- Given material:
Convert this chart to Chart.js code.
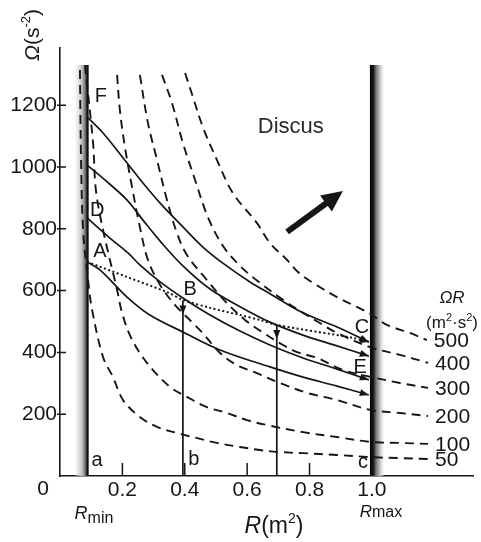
<!DOCTYPE html>
<html>
<head>
<meta charset="utf-8">
<script src="https://cdn.jsdelivr.net/npm/chart.js@4.4.1/dist/chart.umd.min.js"></script>
<style>
  html, body { margin: 0; padding: 0; background: #fff; }
  canvas { display: block; }
</style>
</head>
<body>
<canvas id="chart" width="481" height="542"></canvas>
<script>
// values: R in m², Ω in s⁻²
const xTicks = [0.2, 0.4, 0.6, 0.8, 1.0];
const yTicks = [200, 400, 600, 800, 1000, 1200];
const isoLabels = ['50', '100', '200', '300', '400', '500'];

// dashed lines of constant ΩR
const iso50 = [[0.064, 1314], [0.067, 1055], [0.074, 796], [0.090, 634], [0.103, 537], [0.138, 385], [0.170, 320], [0.202, 246], [0.256, 191], [0.311, 159], [0.375, 139], [0.426, 126], [0.503, 107], [0.577, 94], [0.641, 84], [0.696, 78], [0.779, 74], [0.888, 68], [1.0, 61], [1.09, 58], [1.18, 55]];
const iso100 = [[0.080, 1330], [0.106, 1078], [0.115, 926], [0.138, 796], [0.183, 602], [0.199, 528], [0.224, 456], [0.256, 398], [0.298, 343], [0.353, 288], [0.407, 256], [0.471, 223], [0.535, 204], [0.599, 181], [0.663, 165], [0.779, 142], [0.888, 126], [1.0, 110], [1.09, 107], [1.18, 104]];
const iso200 = [[0.183, 1298], [0.192, 1184], [0.208, 1065], [0.231, 935], [0.256, 806], [0.282, 699], [0.321, 618], [0.369, 553], [0.426, 495], [0.458, 462], [0.513, 398], [0.567, 359], [0.631, 333], [0.705, 301], [0.792, 269], [0.888, 246], [0.994, 214], [1.09, 204], [1.18, 194]];
const iso300 = [[0.256, 1298], [0.282, 1142], [0.311, 1023], [0.343, 893], [0.375, 786], [0.407, 715], [0.471, 634], [0.529, 566], [0.593, 505], [0.657, 460], [0.715, 424], [0.760, 401], [0.824, 382], [0.907, 343], [1.0, 320], [1.09, 301], [1.18, 285]];
const iso400 = [[0.327, 1298], [0.359, 1207], [0.394, 1078], [0.433, 958], [0.474, 838], [0.522, 745], [0.577, 680], [0.641, 625], [0.715, 570], [0.779, 528], [0.833, 495], [0.888, 463], [0.994, 417], [1.09, 392], [1.18, 366]];
const iso500 = [[0.401, 1304], [0.426, 1227], [0.458, 1129], [0.503, 1023], [0.554, 916], [0.631, 819], [0.673, 754], [0.728, 699], [0.763, 660], [0.811, 625], [0.888, 579], [0.952, 547], [1.0, 521], [1.048, 489], [1.122, 463], [1.176, 440]];

// solid paths from Rmin to Rmax
const pathF = [[0.087, 1162], [0.138, 1110], [0.215, 1013], [0.266, 948], [0.321, 883], [0.394, 806], [0.458, 741], [0.522, 689], [0.609, 628], [0.673, 590], [0.779, 528], [0.888, 482], [0.99, 434]];
const path1000 = [[0.087, 1006], [0.144, 958], [0.215, 893], [0.266, 828], [0.321, 760], [0.394, 680], [0.481, 605], [0.577, 548], [0.673, 498], [0.779, 456], [0.888, 421], [0.99, 388]];
const pathD = [[0.087, 835], [0.160, 770], [0.218, 722], [0.256, 683], [0.321, 628], [0.394, 576], [0.481, 521], [0.577, 469], [0.673, 424], [0.779, 382], [0.888, 346], [0.99, 311]];
const pathA = [[0.087, 693], [0.128, 667], [0.215, 579], [0.288, 521], [0.394, 466], [0.513, 408], [0.673, 353], [0.779, 320], [0.888, 291], [0.99, 262]];
// dotted A -> B -> C
const pathABC = [[0.087, 693], [0.215, 644], [0.343, 595], [0.394, 570], [0.481, 544], [0.577, 521], [0.641, 505], [0.695, 489], [0.939, 447], [0.99, 434]];
// vertical drops b and the unlabeled one
const lineB = [[0.394, 0], [0.394, 568]];
const lineMid = [[0.695, 0], [0.695, 489]];

const rMin = 0.087, rMax = 1.0, barTop = 1330;

const FONT = "'Liberation Sans', Arial, Helvetica, sans-serif";
const INK = '#161616';

const pts = arr => arr.map(([x, y]) => ({ x, y }));
const isoCurves = [iso50, iso100, iso200, iso300, iso400, iso500];
const solidPaths = [pathF, path1000, pathD, pathA];

const datasets = [];
isoCurves.forEach((c, i) => datasets.push({
  label: 'ΩR ' + isoLabels[i], data: pts(c), showLine: true, pointRadius: 0,
  borderColor: INK, borderWidth: 1.9, borderDash: [9, 6], tension: 0.35
}));
solidPaths.forEach(c => datasets.push({
  data: pts(c), showLine: true, pointRadius: 0,
  borderColor: INK, borderWidth: 1.7, tension: 0.35, arrow: true
}));
datasets.push({ data: pts(pathABC), showLine: true, pointRadius: 0, borderColor: INK, borderWidth: 2, borderDash: [2, 2.5], tension: 0.3, arrow: true });
[lineB, lineMid].forEach(c => datasets.push({ data: pts(c), showLine: true, pointRadius: 0, borderColor: INK, borderWidth: 1.7, tension: 0, drop: true }));

function runs(ctx, parts, x, y, align) {
  let w = 0;
  const f = p => (p[2] ? 'italic ' : '') + p[1] + 'px ' + FONT;
  parts.forEach(p => { ctx.font = f(p); w += ctx.measureText(p[0]).width; });
  let cx = align === 'left' ? x : x - w / 2;
  parts.forEach(p => {
    ctx.font = f(p);
    ctx.fillText(p[0], cx, y + (p[3] || 0));
    cx += ctx.measureText(p[0]).width;
  });
}

function head(ctx, x, y, ang, len, half) {
  ctx.save();
  ctx.translate(x, y);
  ctx.rotate(ang);
  ctx.beginPath();
  ctx.moveTo(0, 0);
  ctx.lineTo(-len, -half);
  ctx.lineTo(-len, half);
  ctx.closePath();
  ctx.fill();
  ctx.restore();
}

const decor = {
  id: 'decor',
  beforeDatasetsDraw(chart) {
    const { ctx, scales: { x, y } } = chart;
    const top = y.getPixelForValue(barTop), bot = y.getPixelForValue(0);
    ctx.save();
    // Rmin bar: light on the left, black edge on the right
    const xa = x.getPixelForValue(rMin);
    let g = ctx.createLinearGradient(xa - 12, 0, xa + 1.5, 0);
    g.addColorStop(0, 'rgba(230,230,230,0.3)');
    g.addColorStop(0.5, '#c2c2c2');
    g.addColorStop(0.75, '#707070');
    g.addColorStop(0.88, '#151515');
    g.addColorStop(1, '#000');
    ctx.fillStyle = g;
    ctx.fillRect(xa - 12, top, 13.5, bot - top);
    // Rmax bar: black edge on the left, fading to the right
    const xb = x.getPixelForValue(rMax);
    g = ctx.createLinearGradient(xb - 2, 0, xb + 12, 0);
    g.addColorStop(0, '#000');
    g.addColorStop(0.25, '#1a1a1a');
    g.addColorStop(0.45, '#7a7a7a');
    g.addColorStop(0.7, '#bdbdbd');
    g.addColorStop(1, 'rgba(235,235,235,0.3)');
    ctx.fillStyle = g;
    ctx.fillRect(xb - 2, top, 14, bot - top);
    ctx.restore();
  },
  afterDatasetsDraw(chart) {
    const { ctx, scales: { x, y } } = chart;
    const X = v => x.getPixelForValue(v), Y = v => y.getPixelForValue(v);
    ctx.save();
    ctx.fillStyle = INK;
    ctx.strokeStyle = INK;

    // arrowheads at the ends of the paths
    chart.data.datasets.forEach((ds, i) => {
      const el = chart.getDatasetMeta(i).data;
      if (ds.arrow) {
        const a = el[el.length - 2], b = el[el.length - 1];
        head(ctx, b.x, b.y, Math.atan2(b.y - a.y, b.x - a.x), 9, 3.5);
      }
      if (ds.drop) {
        const t = el[el.length - 1];
        head(ctx, t.x, t.y + 14, Math.PI / 2, 9, 3.5);
      }
    });

    // tick marks: y crossing the axis, x pointing inward
    ctx.lineWidth = 1.5;
    ctx.beginPath();
    yTicks.forEach(v => { ctx.moveTo(X(0) - 3, Y(v)); ctx.lineTo(X(0) + 6, Y(v)); });
    xTicks.forEach(v => { ctx.moveTo(X(v), Y(0)); ctx.lineTo(X(v), Y(0) - 13); });
    ctx.stroke();

    // thick arrow toward "Discus"
    const t0 = [X(0.728), Y(790)], t1 = [X(0.907), Y(922)];
    const ang = Math.atan2(t1[1] - t0[1], t1[0] - t0[0]);
    ctx.lineWidth = 6;
    ctx.beginPath();
    ctx.moveTo(t0[0], t0[1]);
    ctx.lineTo(t1[0] - 16 * Math.cos(ang), t1[1] - 16 * Math.sin(ang));
    ctx.stroke();
    head(ctx, t1[0], t1[1], ang, 21, 10);

    // labels inside the plot
    ctx.textBaseline = 'middle';
    const letters = [['F', 0.131, 1227], ['D', 0.119, 858], ['A', 0.128, 725], ['B', 0.417, 605],
      ['C', 0.968, 479], ['E', 0.962, 350], ['a', 0.119, 49], ['b', 0.429, 55], ['c', 0.971, 45]];
    ctx.font = '20px ' + FONT;
    ctx.textAlign = 'center';
    letters.forEach(([s, r, w]) => ctx.fillText(s, X(r), Y(w)));

    ctx.font = '22px ' + FONT;
    ctx.fillStyle = '#2a2a2a';
    ctx.fillText('Discus', X(0.74), Y(1129));

    // labels of the dashed lines
    ctx.fillStyle = INK;
    ctx.textAlign = 'left';
    ctx.font = '21px ' + FONT;
    isoCurves.forEach((c, i) => {
      const [r, w] = c[c.length - 1];
      ctx.fillText(isoLabels[i], X(r) + 7, Y(w) + 1);
    });

    ctx.textBaseline = 'alphabetic';
    runs(ctx, [['Ω', 17, true], ['R', 17, true]], 452, 303);
    runs(ctx, [['(m', 17], ['2', 11, false, -7], ['·s', 17], ['2', 11, false, -7], [')', 17]], 452, 328);

    // axis texts
    ctx.textBaseline = 'middle';
    ctx.font = '21px ' + FONT;
    ctx.textAlign = 'center';
    ctx.fillText('0', 43, 489);
    ctx.textAlign = 'left';
    ctx.textBaseline = 'alphabetic';
    runs(ctx, [['R', 18, true], ['min', 16, false, 4]], 94, 519);
    runs(ctx, [['R', 17, true], ['max', 16]], 381, 517);
    runs(ctx, [['R', 23, true], ['(m', 23], ['2', 14, false, -10], [')', 23]], 274, 533);

    ctx.save();
    ctx.translate(31, 35);
    ctx.rotate(-Math.PI / 2);
    runs(ctx, [['Ω', 21, true], ['(s', 21], ['-2', 13, false, -9], [')', 21]], 0, 8);
    ctx.restore();

    ctx.restore();
  }
};

new Chart(document.getElementById('chart').getContext('2d'), {
  type: 'scatter',
  data: { datasets },
  options: {
    responsive: false,
    animation: false,
    devicePixelRatio: 1,
    layout: { padding: { top: 48, right: 8, left: 0, bottom: 0 } },
    plugins: { legend: { display: false }, tooltip: { enabled: false } },
    scales: {
      x: {
        type: 'linear', min: 0, max: 1.324,
        afterFit: s => { s.height = 66; },
        afterBuildTicks: s => { s.ticks = xTicks.map(v => ({ value: v })); },
        grid: { display: false, drawTicks: false, tickLength: 0 },
        border: { display: true, color: INK, width: 1.6 },
        ticks: {
          autoSkip: false, maxRotation: 0, padding: 2, color: INK,
          font: { family: FONT, size: 21 },
          callback: v => v.toFixed(1)
        }
      },
      y: {
        type: 'linear', min: 0, max: 1385,
        afterFit: s => { s.width = 60; },
        afterBuildTicks: s => { s.ticks = yTicks.map(v => ({ value: v })); },
        grid: { display: false, drawTicks: false, tickLength: 0 },
        border: { display: true, color: INK, width: 1.6 },
        ticks: {
          autoSkip: false, padding: 3, color: INK,
          font: { family: FONT, size: 21 },
          callback: v => String(v)
        }
      }
    }
  },
  plugins: [decor]
});
</script>
</body>
</html>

- Problem details: Copy exactly the lines running from the beginning of the listing through the line that has "const isoLabels = ['50', '100', '200', '300', '400', '500'];". Drop the pictures.

- Worked solution:
Convert this chart to Chart.js code.
<!DOCTYPE html>
<html>
<head>
<meta charset="utf-8">
<script src="https://cdn.jsdelivr.net/npm/chart.js@4.4.1/dist/chart.umd.min.js"></script>
<style>
  html, body { margin: 0; padding: 0; background: #fff; }
  canvas { display: block; }
</style>
</head>
<body>
<canvas id="chart" width="481" height="542"></canvas>
<script>
// values: R in m², Ω in s⁻²
const xTicks = [0.2, 0.4, 0.6, 0.8, 1.0];
const yTicks = [200, 400, 600, 800, 1000, 1200];
const isoLabels = ['50', '100', '200', '300', '400', '500'];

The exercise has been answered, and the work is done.